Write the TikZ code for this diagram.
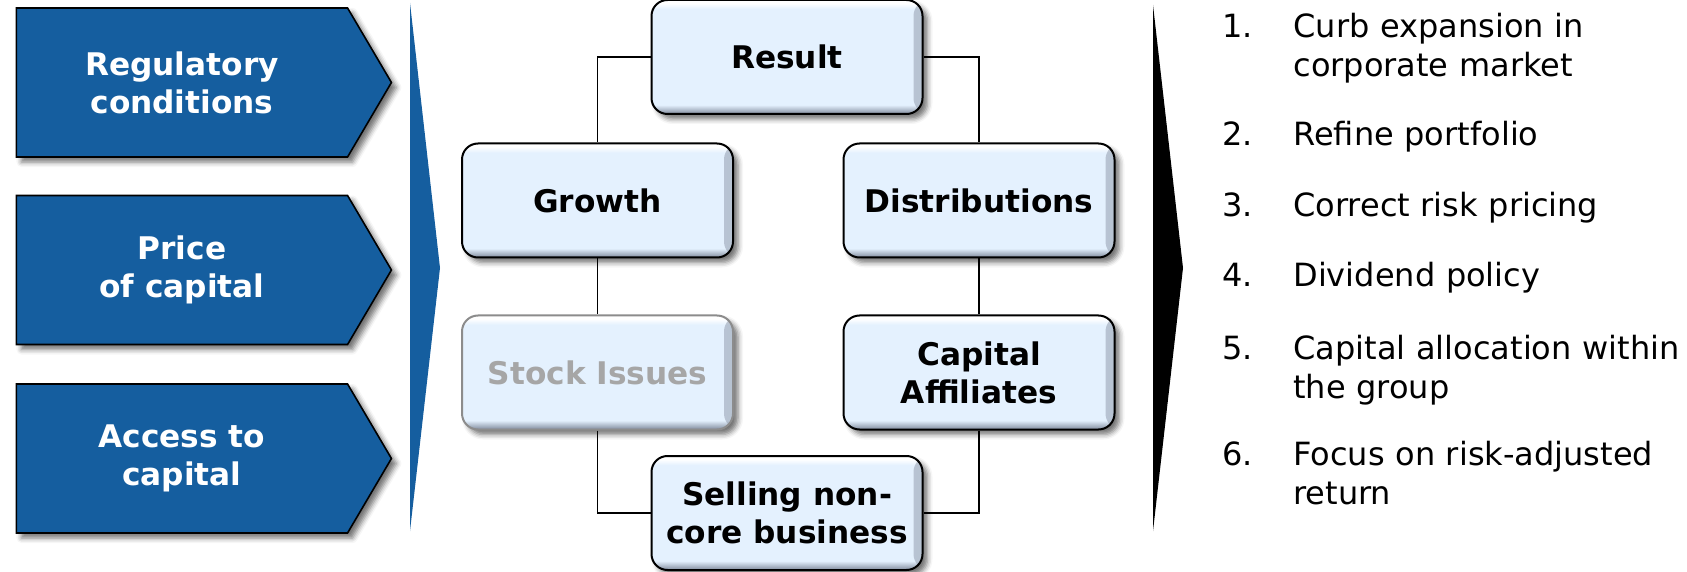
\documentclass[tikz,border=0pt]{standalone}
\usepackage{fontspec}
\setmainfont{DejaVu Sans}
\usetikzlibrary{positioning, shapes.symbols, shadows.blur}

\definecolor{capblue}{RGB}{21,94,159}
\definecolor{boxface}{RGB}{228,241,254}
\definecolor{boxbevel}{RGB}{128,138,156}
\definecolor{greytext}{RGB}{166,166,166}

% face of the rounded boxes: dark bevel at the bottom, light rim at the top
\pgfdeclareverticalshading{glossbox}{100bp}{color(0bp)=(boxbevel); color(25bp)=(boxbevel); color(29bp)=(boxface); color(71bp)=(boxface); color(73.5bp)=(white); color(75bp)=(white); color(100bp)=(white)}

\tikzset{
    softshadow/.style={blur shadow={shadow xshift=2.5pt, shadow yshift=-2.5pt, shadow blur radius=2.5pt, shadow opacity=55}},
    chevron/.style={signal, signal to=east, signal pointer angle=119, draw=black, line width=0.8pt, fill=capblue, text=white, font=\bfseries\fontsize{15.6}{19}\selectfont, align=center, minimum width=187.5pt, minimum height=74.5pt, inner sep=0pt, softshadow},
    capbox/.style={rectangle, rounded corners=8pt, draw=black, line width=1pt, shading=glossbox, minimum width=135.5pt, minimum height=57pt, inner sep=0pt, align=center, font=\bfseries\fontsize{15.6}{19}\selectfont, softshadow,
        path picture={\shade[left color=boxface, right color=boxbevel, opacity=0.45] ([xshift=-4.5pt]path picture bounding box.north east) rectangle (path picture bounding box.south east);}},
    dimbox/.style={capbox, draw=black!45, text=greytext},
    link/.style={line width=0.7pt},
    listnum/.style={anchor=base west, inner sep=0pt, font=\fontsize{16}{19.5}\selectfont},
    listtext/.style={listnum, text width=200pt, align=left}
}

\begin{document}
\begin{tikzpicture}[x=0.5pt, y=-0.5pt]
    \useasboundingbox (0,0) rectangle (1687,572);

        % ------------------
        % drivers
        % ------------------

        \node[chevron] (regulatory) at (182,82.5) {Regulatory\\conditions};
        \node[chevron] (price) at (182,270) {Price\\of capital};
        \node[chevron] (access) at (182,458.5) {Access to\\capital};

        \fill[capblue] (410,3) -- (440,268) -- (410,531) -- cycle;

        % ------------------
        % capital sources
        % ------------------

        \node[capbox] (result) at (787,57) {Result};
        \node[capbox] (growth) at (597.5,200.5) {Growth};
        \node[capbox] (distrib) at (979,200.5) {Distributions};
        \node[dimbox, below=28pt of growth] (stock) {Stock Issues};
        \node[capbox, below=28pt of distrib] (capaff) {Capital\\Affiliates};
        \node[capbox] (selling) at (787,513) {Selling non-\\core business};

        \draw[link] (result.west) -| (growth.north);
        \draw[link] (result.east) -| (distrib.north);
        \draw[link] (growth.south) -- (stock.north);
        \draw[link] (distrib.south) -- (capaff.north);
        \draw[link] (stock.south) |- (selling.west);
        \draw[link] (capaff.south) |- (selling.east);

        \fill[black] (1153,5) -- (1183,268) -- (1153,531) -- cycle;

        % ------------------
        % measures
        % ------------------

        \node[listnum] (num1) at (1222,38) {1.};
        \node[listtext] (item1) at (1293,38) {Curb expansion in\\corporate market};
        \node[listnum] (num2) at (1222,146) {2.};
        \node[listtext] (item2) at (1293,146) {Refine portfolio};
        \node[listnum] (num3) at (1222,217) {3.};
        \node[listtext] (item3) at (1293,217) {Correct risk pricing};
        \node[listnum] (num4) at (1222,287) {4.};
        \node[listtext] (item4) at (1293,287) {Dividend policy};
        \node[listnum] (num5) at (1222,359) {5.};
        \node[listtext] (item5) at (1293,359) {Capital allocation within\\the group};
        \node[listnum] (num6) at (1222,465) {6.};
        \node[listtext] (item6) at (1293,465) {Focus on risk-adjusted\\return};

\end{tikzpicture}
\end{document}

+++

=== REQUIREMENT ===
Omit any images, then output the listing exactly.

=== TASK ANSWER ===
Write the TikZ code for this diagram.
\documentclass[tikz,border=0pt]{standalone}
\usepackage{fontspec}
\setmainfont{DejaVu Sans}
\usetikzlibrary{positioning, shapes.symbols, shadows.blur}

\definecolor{capblue}{RGB}{21,94,159}
\definecolor{boxface}{RGB}{228,241,254}
\definecolor{boxbevel}{RGB}{128,138,156}
\definecolor{greytext}{RGB}{166,166,166}

% face of the rounded boxes: dark bevel at the bottom, light rim at the top
\pgfdeclareverticalshading{glossbox}{100bp}{color(0bp)=(boxbevel); color(25bp)=(boxbevel); color(29bp)=(boxface); color(71bp)=(boxface); color(73.5bp)=(white); color(75bp)=(white); color(100bp)=(white)}

\tikzset{
    softshadow/.style={blur shadow={shadow xshift=2.5pt, shadow yshift=-2.5pt, shadow blur radius=2.5pt, shadow opacity=55}},
    chevron/.style={signal, signal to=east, signal pointer angle=119, draw=black, line width=0.8pt, fill=capblue, text=white, font=\bfseries\fontsize{15.6}{19}\selectfont, align=center, minimum width=187.5pt, minimum height=74.5pt, inner sep=0pt, softshadow},
    capbox/.style={rectangle, rounded corners=8pt, draw=black, line width=1pt, shading=glossbox, minimum width=135.5pt, minimum height=57pt, inner sep=0pt, align=center, font=\bfseries\fontsize{15.6}{19}\selectfont, softshadow,
        path picture={\shade[left color=boxface, right color=boxbevel, opacity=0.45] ([xshift=-4.5pt]path picture bounding box.north east) rectangle (path picture bounding box.south east);}},
    dimbox/.style={capbox, draw=black!45, text=greytext},
    link/.style={line width=0.7pt},
    listnum/.style={anchor=base west, inner sep=0pt, font=\fontsize{16}{19.5}\selectfont},
    listtext/.style={listnum, text width=200pt, align=left}
}

\begin{document}
\begin{tikzpicture}[x=0.5pt, y=-0.5pt]
    \useasboundingbox (0,0) rectangle (1687,572);

        % ------------------
        % drivers
        % ------------------

        \node[chevron] (regulatory) at (182,82.5) {Regulatory\\conditions};
        \node[chevron] (price) at (182,270) {Price\\of capital};
        \node[chevron] (access) at (182,458.5) {Access to\\capital};

        \fill[capblue] (410,3) -- (440,268) -- (410,531) -- cycle;

        % ------------------
        % capital sources
        % ------------------

        \node[capbox] (result) at (787,57) {Result};
        \node[capbox] (growth) at (597.5,200.5) {Growth};
        \node[capbox] (distrib) at (979,200.5) {Distributions};
        \node[dimbox, below=28pt of growth] (stock) {Stock Issues};
        \node[capbox, below=28pt of distrib] (capaff) {Capital\\Affiliates};
        \node[capbox] (selling) at (787,513) {Selling non-\\core business};

        \draw[link] (result.west) -| (growth.north);
        \draw[link] (result.east) -| (distrib.north);
        \draw[link] (growth.south) -- (stock.north);
        \draw[link] (distrib.south) -- (capaff.north);
        \draw[link] (stock.south) |- (selling.west);
        \draw[link] (capaff.south) |- (selling.east);

        \fill[black] (1153,5) -- (1183,268) -- (1153,531) -- cycle;

        % ------------------
        % measures
        % ------------------

        \node[listnum] (num1) at (1222,38) {1.};
        \node[listtext] (item1) at (1293,38) {Curb expansion in\\corporate market};
        \node[listnum] (num2) at (1222,146) {2.};
        \node[listtext] (item2) at (1293,146) {Refine portfolio};
        \node[listnum] (num3) at (1222,217) {3.};
        \node[listtext] (item3) at (1293,217) {Correct risk pricing};
        \node[listnum] (num4) at (1222,287) {4.};
        \node[listtext] (item4) at (1293,287) {Dividend policy};
        \node[listnum] (num5) at (1222,359) {5.};
        \node[listtext] (item5) at (1293,359) {Capital allocation within\\the group};
        \node[listnum] (num6) at (1222,465) {6.};
        \node[listtext] (item6) at (1293,465) {Focus on risk-adjusted\\return};

\end{tikzpicture}
\end{document}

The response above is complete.